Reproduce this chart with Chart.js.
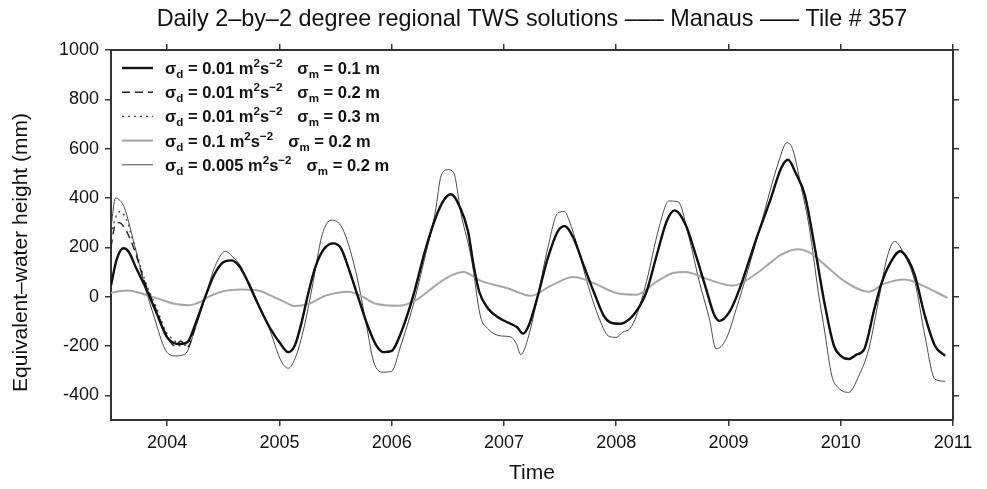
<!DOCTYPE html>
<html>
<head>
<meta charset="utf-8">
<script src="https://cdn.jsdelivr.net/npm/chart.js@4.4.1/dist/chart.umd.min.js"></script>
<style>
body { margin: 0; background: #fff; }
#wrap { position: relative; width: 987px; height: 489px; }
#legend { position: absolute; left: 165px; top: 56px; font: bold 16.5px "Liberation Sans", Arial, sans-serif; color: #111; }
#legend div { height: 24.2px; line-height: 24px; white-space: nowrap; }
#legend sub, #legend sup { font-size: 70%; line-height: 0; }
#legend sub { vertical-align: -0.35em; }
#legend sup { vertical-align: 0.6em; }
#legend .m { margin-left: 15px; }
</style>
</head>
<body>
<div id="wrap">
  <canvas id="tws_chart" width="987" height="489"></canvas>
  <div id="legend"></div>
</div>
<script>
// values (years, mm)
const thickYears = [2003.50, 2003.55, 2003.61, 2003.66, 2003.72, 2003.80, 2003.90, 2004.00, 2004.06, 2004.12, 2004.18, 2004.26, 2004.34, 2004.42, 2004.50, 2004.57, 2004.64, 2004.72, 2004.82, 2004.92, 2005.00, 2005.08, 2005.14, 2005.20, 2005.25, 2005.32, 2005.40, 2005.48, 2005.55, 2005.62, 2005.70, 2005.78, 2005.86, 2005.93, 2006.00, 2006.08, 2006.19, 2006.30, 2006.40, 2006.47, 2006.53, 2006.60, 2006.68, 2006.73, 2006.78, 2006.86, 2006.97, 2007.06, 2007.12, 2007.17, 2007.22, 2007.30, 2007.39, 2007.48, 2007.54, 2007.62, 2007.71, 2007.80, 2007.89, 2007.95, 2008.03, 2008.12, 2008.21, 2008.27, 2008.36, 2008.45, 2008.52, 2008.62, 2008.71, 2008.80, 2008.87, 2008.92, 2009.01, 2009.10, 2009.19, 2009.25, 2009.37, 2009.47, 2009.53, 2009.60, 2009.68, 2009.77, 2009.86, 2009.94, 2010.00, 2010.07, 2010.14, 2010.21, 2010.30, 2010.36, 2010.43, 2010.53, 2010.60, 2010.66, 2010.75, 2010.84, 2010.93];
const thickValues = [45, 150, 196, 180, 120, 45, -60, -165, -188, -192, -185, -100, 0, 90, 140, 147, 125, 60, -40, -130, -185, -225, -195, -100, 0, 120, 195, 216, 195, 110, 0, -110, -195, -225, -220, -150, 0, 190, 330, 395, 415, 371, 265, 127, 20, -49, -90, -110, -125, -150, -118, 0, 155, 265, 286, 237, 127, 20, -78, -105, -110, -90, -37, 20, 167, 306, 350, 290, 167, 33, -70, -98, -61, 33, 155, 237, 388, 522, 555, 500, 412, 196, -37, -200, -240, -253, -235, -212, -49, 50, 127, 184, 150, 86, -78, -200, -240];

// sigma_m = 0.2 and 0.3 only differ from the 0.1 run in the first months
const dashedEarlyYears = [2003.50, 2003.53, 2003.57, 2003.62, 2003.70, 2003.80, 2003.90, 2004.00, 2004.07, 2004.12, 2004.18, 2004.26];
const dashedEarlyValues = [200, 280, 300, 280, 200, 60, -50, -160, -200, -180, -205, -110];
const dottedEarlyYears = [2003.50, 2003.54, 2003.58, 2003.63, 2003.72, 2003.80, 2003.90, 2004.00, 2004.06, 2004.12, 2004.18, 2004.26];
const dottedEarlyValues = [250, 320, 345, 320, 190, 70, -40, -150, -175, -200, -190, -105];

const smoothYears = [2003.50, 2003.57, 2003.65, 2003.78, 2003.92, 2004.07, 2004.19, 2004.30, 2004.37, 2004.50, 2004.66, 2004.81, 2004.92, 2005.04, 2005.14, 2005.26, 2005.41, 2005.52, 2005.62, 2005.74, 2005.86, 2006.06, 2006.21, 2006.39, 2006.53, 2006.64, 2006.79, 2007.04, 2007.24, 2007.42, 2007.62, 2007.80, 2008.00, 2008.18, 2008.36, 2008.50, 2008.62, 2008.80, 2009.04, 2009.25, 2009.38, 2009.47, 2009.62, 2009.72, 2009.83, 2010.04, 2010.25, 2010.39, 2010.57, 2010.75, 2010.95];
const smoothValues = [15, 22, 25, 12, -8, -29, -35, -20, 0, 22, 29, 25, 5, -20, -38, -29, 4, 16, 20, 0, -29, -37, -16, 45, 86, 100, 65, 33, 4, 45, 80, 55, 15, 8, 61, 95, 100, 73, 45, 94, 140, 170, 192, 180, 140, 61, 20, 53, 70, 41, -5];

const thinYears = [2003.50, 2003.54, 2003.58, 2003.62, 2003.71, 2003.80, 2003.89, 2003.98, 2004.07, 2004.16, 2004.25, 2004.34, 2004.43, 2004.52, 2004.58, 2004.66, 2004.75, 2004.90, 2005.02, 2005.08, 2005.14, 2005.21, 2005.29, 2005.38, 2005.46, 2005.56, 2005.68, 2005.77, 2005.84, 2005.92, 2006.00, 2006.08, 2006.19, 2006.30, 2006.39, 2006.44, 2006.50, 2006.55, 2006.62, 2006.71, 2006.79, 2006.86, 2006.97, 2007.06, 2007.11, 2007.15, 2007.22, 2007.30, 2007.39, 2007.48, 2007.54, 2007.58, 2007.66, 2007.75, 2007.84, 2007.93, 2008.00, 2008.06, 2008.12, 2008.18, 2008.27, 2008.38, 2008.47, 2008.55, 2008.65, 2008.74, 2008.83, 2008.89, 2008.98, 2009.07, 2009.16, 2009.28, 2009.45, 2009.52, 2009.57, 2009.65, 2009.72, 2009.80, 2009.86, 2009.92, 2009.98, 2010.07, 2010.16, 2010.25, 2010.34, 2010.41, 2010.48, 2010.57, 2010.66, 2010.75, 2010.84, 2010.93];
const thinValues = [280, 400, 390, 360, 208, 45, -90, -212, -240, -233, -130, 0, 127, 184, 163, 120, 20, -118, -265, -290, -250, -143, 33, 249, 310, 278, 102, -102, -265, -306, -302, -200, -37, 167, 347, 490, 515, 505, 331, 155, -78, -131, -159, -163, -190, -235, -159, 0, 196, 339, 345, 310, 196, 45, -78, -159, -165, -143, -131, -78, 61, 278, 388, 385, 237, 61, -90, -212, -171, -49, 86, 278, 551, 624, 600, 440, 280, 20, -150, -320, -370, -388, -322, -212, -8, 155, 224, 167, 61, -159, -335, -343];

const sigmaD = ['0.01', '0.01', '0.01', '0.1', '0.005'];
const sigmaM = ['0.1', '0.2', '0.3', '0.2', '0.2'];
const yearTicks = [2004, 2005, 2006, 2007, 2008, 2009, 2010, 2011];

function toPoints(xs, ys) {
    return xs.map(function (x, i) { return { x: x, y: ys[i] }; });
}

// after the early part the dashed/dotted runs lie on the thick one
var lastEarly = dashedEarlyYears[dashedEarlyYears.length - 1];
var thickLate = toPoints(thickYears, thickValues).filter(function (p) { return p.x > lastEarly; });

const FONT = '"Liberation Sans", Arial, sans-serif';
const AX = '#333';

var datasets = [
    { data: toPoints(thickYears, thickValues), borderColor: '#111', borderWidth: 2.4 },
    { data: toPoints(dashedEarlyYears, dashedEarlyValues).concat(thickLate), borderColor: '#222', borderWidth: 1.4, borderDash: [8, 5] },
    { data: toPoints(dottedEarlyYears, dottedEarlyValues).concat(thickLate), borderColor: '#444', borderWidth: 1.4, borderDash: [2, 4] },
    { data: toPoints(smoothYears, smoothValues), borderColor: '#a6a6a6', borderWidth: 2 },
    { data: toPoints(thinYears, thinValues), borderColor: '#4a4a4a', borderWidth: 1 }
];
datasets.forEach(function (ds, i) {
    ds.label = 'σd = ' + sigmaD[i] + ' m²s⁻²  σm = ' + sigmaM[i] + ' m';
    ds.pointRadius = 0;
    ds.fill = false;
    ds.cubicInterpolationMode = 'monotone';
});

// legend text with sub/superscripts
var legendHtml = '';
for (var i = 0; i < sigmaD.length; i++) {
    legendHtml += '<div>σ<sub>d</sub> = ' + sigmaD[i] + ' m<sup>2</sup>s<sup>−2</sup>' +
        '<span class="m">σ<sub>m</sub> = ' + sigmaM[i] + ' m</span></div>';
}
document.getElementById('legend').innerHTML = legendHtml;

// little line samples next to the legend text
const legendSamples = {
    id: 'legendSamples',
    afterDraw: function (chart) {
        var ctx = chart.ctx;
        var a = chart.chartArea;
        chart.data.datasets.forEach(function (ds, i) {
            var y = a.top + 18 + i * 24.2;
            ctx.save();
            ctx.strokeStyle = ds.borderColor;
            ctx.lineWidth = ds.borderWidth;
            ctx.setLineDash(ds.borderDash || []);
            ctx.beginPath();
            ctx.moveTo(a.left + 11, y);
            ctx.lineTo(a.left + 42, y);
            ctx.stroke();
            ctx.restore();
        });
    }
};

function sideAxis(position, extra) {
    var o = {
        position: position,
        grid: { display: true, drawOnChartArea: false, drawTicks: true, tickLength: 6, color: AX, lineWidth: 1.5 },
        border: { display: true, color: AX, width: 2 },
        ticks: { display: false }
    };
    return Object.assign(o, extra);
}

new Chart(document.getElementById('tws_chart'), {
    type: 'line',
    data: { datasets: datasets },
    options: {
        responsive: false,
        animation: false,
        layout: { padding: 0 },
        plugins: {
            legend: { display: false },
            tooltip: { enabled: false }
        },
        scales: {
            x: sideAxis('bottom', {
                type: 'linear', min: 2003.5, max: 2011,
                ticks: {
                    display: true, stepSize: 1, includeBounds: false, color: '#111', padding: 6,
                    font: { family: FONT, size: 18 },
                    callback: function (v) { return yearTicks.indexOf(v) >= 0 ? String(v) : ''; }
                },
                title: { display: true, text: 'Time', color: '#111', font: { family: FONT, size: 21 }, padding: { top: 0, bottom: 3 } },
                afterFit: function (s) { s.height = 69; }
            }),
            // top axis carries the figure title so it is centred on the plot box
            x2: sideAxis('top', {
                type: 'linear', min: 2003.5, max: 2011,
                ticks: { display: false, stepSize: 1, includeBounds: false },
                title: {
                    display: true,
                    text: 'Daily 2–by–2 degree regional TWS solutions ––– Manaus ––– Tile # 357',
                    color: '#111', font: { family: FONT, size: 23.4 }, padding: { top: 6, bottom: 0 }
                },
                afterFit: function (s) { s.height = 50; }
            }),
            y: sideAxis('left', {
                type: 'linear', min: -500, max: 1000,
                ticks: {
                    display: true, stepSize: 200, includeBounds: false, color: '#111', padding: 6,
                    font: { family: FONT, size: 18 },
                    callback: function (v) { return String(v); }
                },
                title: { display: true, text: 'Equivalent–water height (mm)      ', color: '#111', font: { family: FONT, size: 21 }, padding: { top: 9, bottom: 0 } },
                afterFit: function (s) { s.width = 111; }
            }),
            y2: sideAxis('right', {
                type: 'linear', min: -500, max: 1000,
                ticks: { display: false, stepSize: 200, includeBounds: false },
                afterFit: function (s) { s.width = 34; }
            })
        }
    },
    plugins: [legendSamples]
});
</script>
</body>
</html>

▸ What you have to do: Report every line in the data above in which the word "with" appears.

▸ Finished task:
Reproduce this chart with Chart.js.
// legend text with sub/superscripts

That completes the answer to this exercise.